A decade before the French Minister of Cultural Affairs, André Malraux, published Musée Imaginaire, often translated into English as Museum Without Walls, the itinerant French grand-père of conceptual art, Marcel Duchamp, began production on his “Boîte-en-valise”. “Everything important that I have done”, he wrote, “can be put into a little suitcase.” Between 1935 and 1940 – latterly negotiating German-occupied Europe – Duchamp compiled lists of his artworks and their owners, took trips to note characteristics and sourced manufacturers who might help him realize these most important works in miniature, to be contained within a brown leather valise.
As Malraux diagnosed the circulation of artwork far beyond the museum in art books, postcards and posters, Duchamp was wryly reinstating the museum in mobile Lilliputian terms. If Duchamp’s sovereign “Fountain” (1917) urges the spectator to ask “what is art?”, “Boîte” asks the question “what is the museum?” Sometimes referred to by Duchamp as an “album” and at other times a “book”, “Boîte-en-valise” is translated as both “Museum in a Box” and “Portable Museum”. This doubling is echoed in the work’s attribution “from or by” Marcel Duchamp or Rrose Sélavy, Duchamp’s female alter ego.
Duchamp hoped to produce “Boîte-en- valise” in a series of 300 but only achieved twenty when he packed his suitcases and emigrated to the US in 1942. Throughout the 1950s, until his death in France in 1968, he produced different series of editions, each an iteration of works enclosed by different coloured fabric cases. Series A, that initial edition of twenty, were the only ones contained in a leather valise; last year at Christie’s, New York, one realized an auction price of $2,965,000.
The contemporary French artist Mathieu Mercier’s collaboration with Association Marcel Duchamp on the reissue of a Series G Museum in a Box of 1968 is an opportunity to own an important piece of modernist art. Duchamp, ever the entrepreneur, would have approved. Since this reissue’s keenly anticipated release, delayed by several months due to production difficulties, I’ve seen punters buy three at a time in my local bookshop. Printed in an edition of 1,500, they have already doubled in price on Amazon.

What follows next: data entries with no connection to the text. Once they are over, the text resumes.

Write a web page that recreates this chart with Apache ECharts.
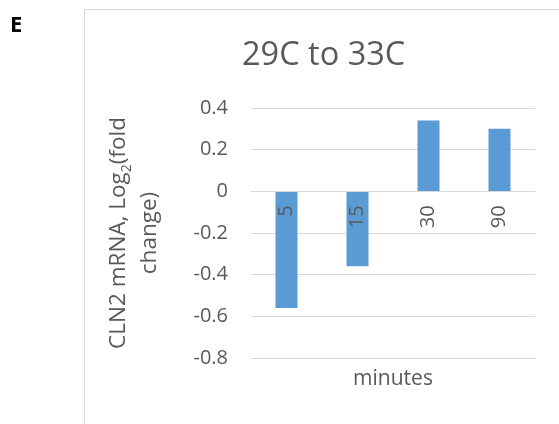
<!DOCTYPE html>
<html>
<head>
<meta charset="utf-8">
<script src="https://cdn.jsdelivr.net/npm/echarts@6/dist/echarts.min.js"></script>
<style>
html,body{margin:0;padding:0;background:#fff;}
#chart{width:559px;height:424px;}
</style>
</head>
<body>
<div id="chart"></div>
<script>
const categories = ['5', '15', '30', '90'];
const values = [-0.56, -0.36, 0.34, 0.30];
const yMin = -0.8;
const yMax = 0.4;
const yStep = 0.2;
const titleText = '29C to 33C';
const xName = 'minutes';
const panelLetter = 'E';

const FONT = 'Open Sans';
const GREY = '#595959';

const GRID_TOP = 108, GRID_BOTTOM = 66, H = 424;
const plotH = H - GRID_TOP - GRID_BOTTOM;
// move the category axis (and its labels) up to the y = 0 line
const zeroOffset = -plotH * (0 - yMin) / (yMax - yMin);

const chart = echarts.init(document.getElementById('chart'), null, {renderer: 'canvas'});
chart.setOption({
  animation: false,
  backgroundColor: '#ffffff',
  title: {
    text: titleText,
    left: 242,
    top: 39,
    padding: 0,
    textStyle: {fontFamily: FONT, fontSize: 32.5, fontWeight: 'normal', color: GREY}
  },
  grid: {left: 251, right: 24, top: GRID_TOP, bottom: GRID_BOTTOM, containLabel: false},
  xAxis: {
    type: 'category',
    data: categories,
    offset: zeroOffset,
    z: 5,
    axisLine: {show: true, onZero: false, lineStyle: {color: '#d9d9d9', width: 1}},
    axisTick: {show: false},
    axisLabel: {rotate: 90, margin: 14, fontFamily: FONT, fontSize: 20, color: GREY}
  },
  yAxis: {
    type: 'value',
    min: yMin,
    max: yMax,
    interval: yStep,
    name: 'CLN2 mRNA, Log{sub|2}(fold\nchange)',
    nameLocation: 'middle',
    nameRotate: 90,
    nameGap: 86,
    nameTextStyle: {
      fontFamily: FONT, fontSize: 22.5, color: GREY, lineHeight: 31, align: 'center',
      rich: {sub: {fontFamily: FONT, fontSize: 14, color: GREY, verticalAlign: 'bottom', padding: [8, 0, 0, 0]}}
    },
    axisLine: {show: false},
    axisTick: {show: false},
    axisLabel: {margin: 23, fontFamily: FONT, fontSize: 20, color: GREY},
    splitLine: {lineStyle: {color: '#d9d9d9', width: 1}}
  },
  series: [{
    type: 'bar',
    data: values,
    barWidth: 22,
    z: 2,
    itemStyle: {color: '#5b9bd5'}
  }],
  graphic: [
    {type: 'rect', shape: {x: 84.5, y: 9.5, width: 700, height: 600}, style: {fill: 'none', stroke: '#d9d9d9', lineWidth: 1}, z: -1},
    {type: 'text', left: 10, top: 15, style: {text: panelLetter, font: 'bold 22px "Open Sans"', fill: '#000'}},
    {type: 'text', x: 393, y: 379, style: {text: xName, font: '21px "Open Sans"', fill: GREY, textAlign: 'center', textVerticalAlign: 'middle'}}
  ]
});
</script>
</body>
</html>
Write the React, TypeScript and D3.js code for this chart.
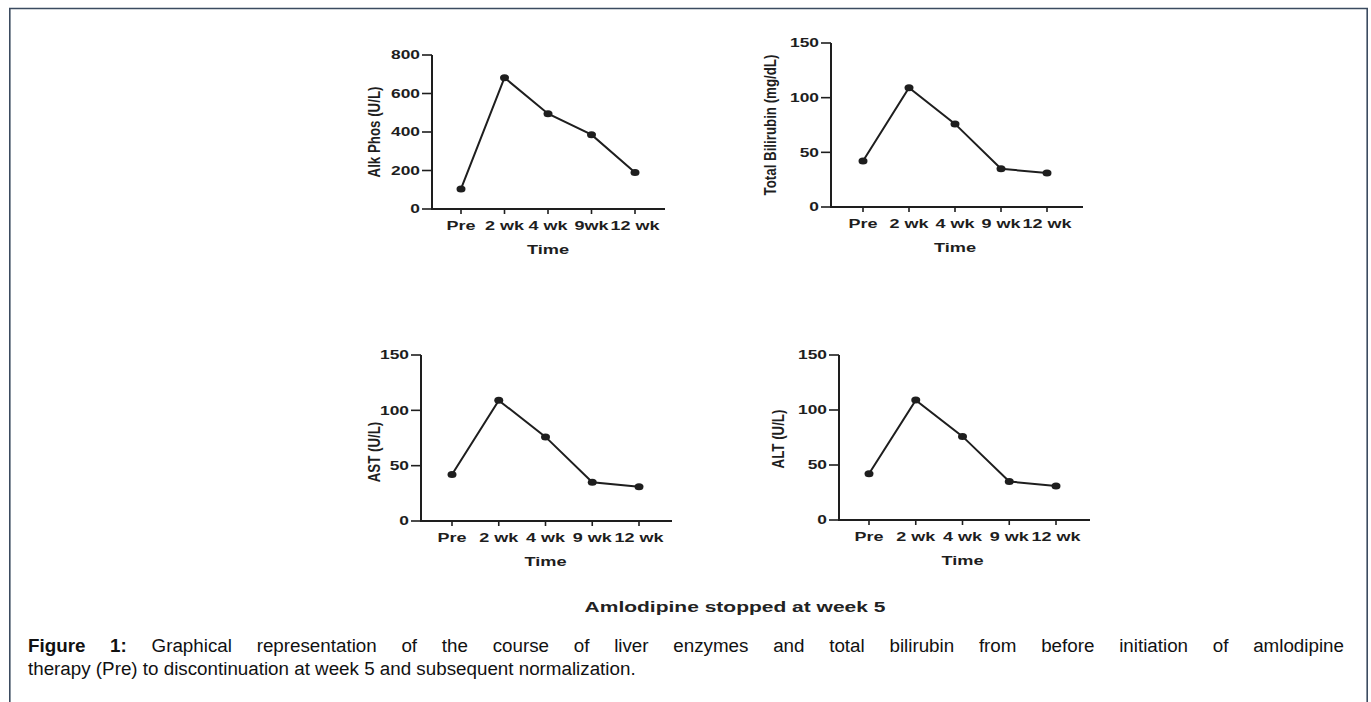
import React from "react";
import * as d3 from "d3";

const categories = ["Pre", "2 wk", "4 wk", "9 wk", "12 wk"];
const alkLabels = ["Pre", "2 wk", "4 wk", "9wk", "12 wk"];
const alkPhos = [104, 682, 495, 386, 190];
const bilirubin = [42, 109, 76, 35, 31];
const ast = [42, 109, 76, 35, 31];
const alt = [42, 109, 76, 35, 31];
const alkTicks = [0, 200, 400, 600, 800];
const smallTicks = [0, 50, 100, 150];

const footnote = "Amlodipine stopped at week 5";
const captionLine1 = "Graphical representation of the course of liver enzymes and total bilirubin from before initiation of amlodipine";
const captionLine2 = "therapy (Pre) to discontinuation at week 5 and subsequent normalization.";

type Panel = {
  values: number[];
  labels: string[];
  yMax: number;
  ticks: number[];
  yTitle: string;
  axisX: number;
  y0: number;
  yTop: number;
  xFirst: number;
  xLast: number;
  axisEnd: number;
  titleX: number;
  titleCY: number;
};

const panels: Panel[] = [
  { values: alkPhos, labels: alkLabels, yMax: 800, ticks: alkTicks, yTitle: "Alk Phos (U/L)", axisX: 432, y0: 209, yTop: 55, xFirst: 461, xLast: 635, axisEnd: 665, titleX: 374, titleCY: 132 },
  { values: bilirubin, labels: categories, yMax: 150, ticks: smallTicks, yTitle: "Total Bilirubin (mg/dL)", axisX: 831, y0: 207, yTop: 43, xFirst: 863, xLast: 1047, axisEnd: 1083, titleX: 770, titleCY: 125 },
  { values: ast, labels: categories, yMax: 150, ticks: smallTicks, yTitle: "AST (U/L)", axisX: 421, y0: 521, yTop: 355, xFirst: 452, xLast: 639, axisEnd: 672, titleX: 374, titleCY: 452 },
  { values: alt, labels: categories, yMax: 150, ticks: smallTicks, yTitle: "ALT (U/L)", axisX: 839, y0: 520, yTop: 355, xFirst: 869, xLast: 1056, axisEnd: 1090, titleX: 778, titleCY: 439 },
];

const INK = "#1e1e1e";
const FONT = "'Liberation Sans', Arial, sans-serif";

let canvasCtx: CanvasRenderingContext2D | null = null;
function measure(text: string, font: string): number {
  if (!canvasCtx) {
    const c = document.createElement("canvas");
    canvasCtx = c.getContext("2d");
  }
  if (!canvasCtx) return text.length * 8;
  canvasCtx.font = font;
  return canvasCtx.measureText(text).width;
}

function ChartPanel({ p }: { p: Panel }) {
  const x = d3.scalePoint<string>().domain(categories).range([p.xFirst, p.xLast]);
  const y = d3.scaleLinear().domain([0, p.yMax]).range([p.y0, p.yTop]);
  const line = d3
    .line<number>()
    .x((_, i) => x(categories[i]) as number)
    .y((d) => y(d));
  const sx = 1.5;
  return (
    <g>
      <line x1={p.axisX} x2={p.axisX} y1={y(0) + 1} y2={y(p.yMax)} stroke={INK} strokeWidth={2} />
      <line x1={p.axisX - 1} x2={p.axisEnd} y1={y(0)} y2={y(0)} stroke={INK} strokeWidth={2} />
      {p.ticks.map((t) => (
        <g key={t}>
          <line x1={p.axisX - 10} x2={p.axisX} y1={y(t)} y2={y(t)} stroke={INK} strokeWidth={1.6} />
          <text
            transform={`translate(${p.axisX - 12},${y(t)}) scale(1.45,1)`}
            dy="0.36em"
            textAnchor="end"
            fontSize={12}
            fontWeight="bold"
            fontFamily={FONT}
            fill={INK}
          >
            {t}
          </text>
        </g>
      ))}
      {categories.map((c, i) => (
        <g key={c}>
          <line x1={x(c)} x2={x(c)} y1={y(0)} y2={y(0) + 5} stroke={INK} strokeWidth={1.6} />
          <text
            transform={`translate(${x(c)},${y(0) + 20.5}) scale(${sx},1)`}
            textAnchor="middle"
            fontSize={12}
            fontWeight="bold"
            fontFamily={FONT}
            fill={INK}
          >
            {p.labels[i]}
          </text>
        </g>
      ))}
      <text
        transform={`translate(${(p.xFirst + p.xLast) / 2},${y(0) + 45}) scale(1.4,1)`}
        textAnchor="middle"
        fontSize={13}
        fontWeight="bold"
        fontFamily={FONT}
        fill={INK}
      >
        Time
      </text>
      <text
        transform={`translate(${p.titleX},${p.titleCY}) rotate(-90) scale(1,1.2)`}
        dy="0.36em"
        textAnchor="middle"
        fontSize={13.3}
        fontWeight="bold"
        fontFamily={FONT}
        fill={INK}
      >
        {p.yTitle}
      </text>
      <path d={line(p.values) || ""} fill="none" stroke={INK} strokeWidth={2} />
      {p.values.map((v, i) => (
        <ellipse key={i} cx={x(categories[i])} cy={y(v)} rx={4.5} ry={3.5} fill={INK} />
      ))}
    </g>
  );
}

export default function App() {
  const capSize = 18.8;
  const capFont = `${capSize}px 'Liberation Sans', Arial, sans-serif`;
  const capBold = `bold ${capSize}px 'Liberation Sans', Arial, sans-serif`;
  const left = 28;
  const right = 1344;
  const words1: { w: string; bold: boolean }[] = [
    { w: "Figure", bold: true },
    { w: "1:", bold: true },
    ...captionLine1.split(" ").map((w) => ({ w, bold: false })),
  ];
  const widths = words1.map((o) => measure(o.w, o.bold ? capBold : capFont));
  const total = widths.reduce((a, b) => a + b, 0);
  const gap = (right - left - total) / (words1.length - 1);
  let cursor = left;
  const positions = widths.map((w) => {
    const px = cursor;
    cursor += w + gap;
    return px;
  });

  return (
    <svg
      width={1371}
      height={702}
      style={{ position: "absolute", left: 0, top: 0, background: "#fff" }}
    >
      <rect x={0} y={0} width={1371} height={702} fill="#fff" />
      <path d="M9.8,702 L9.8,8.5 L1367.2,8.5 L1367.2,702" fill="none" stroke="#3b4b60" strokeWidth={1.6} />
      {panels.map((p, i) => (
        <ChartPanel key={i} p={p} />
      ))}
      <text
        transform="translate(735,611.5) scale(1.4,1)"
        textAnchor="middle"
        fontSize={15}
        fontWeight="bold"
        fontFamily={FONT}
        fill="#222"
      >
        {footnote}
      </text>
      {words1.map((o, i) => (
        <text
          key={i}
          x={positions[i]}
          y={651.5}
          fontSize={capSize}
          fontWeight={o.bold ? "bold" : "normal"}
          fontFamily={FONT}
          fill="#111"
        >
          {o.w}
        </text>
      ))}
      <text x={left} y={674.5} fontSize={capSize} fontFamily={FONT} fill="#111">
        {captionLine2}
      </text>
    </svg>
  );
}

Opening the box – ever so carefully, so as not to compromise its resale value – is to reveal an architectonic interior akin to a doll’s house. It is the doll’s house, Susan Stewart observed in On Longing (1984), that promises “an infinitely profound interiority” that transcends everyday time. I played with it once, closed the lid and put it away under the bed. I await the profound machinations of the art market to make it transcend what I paid for it so I might pack my suitcase and emigrate.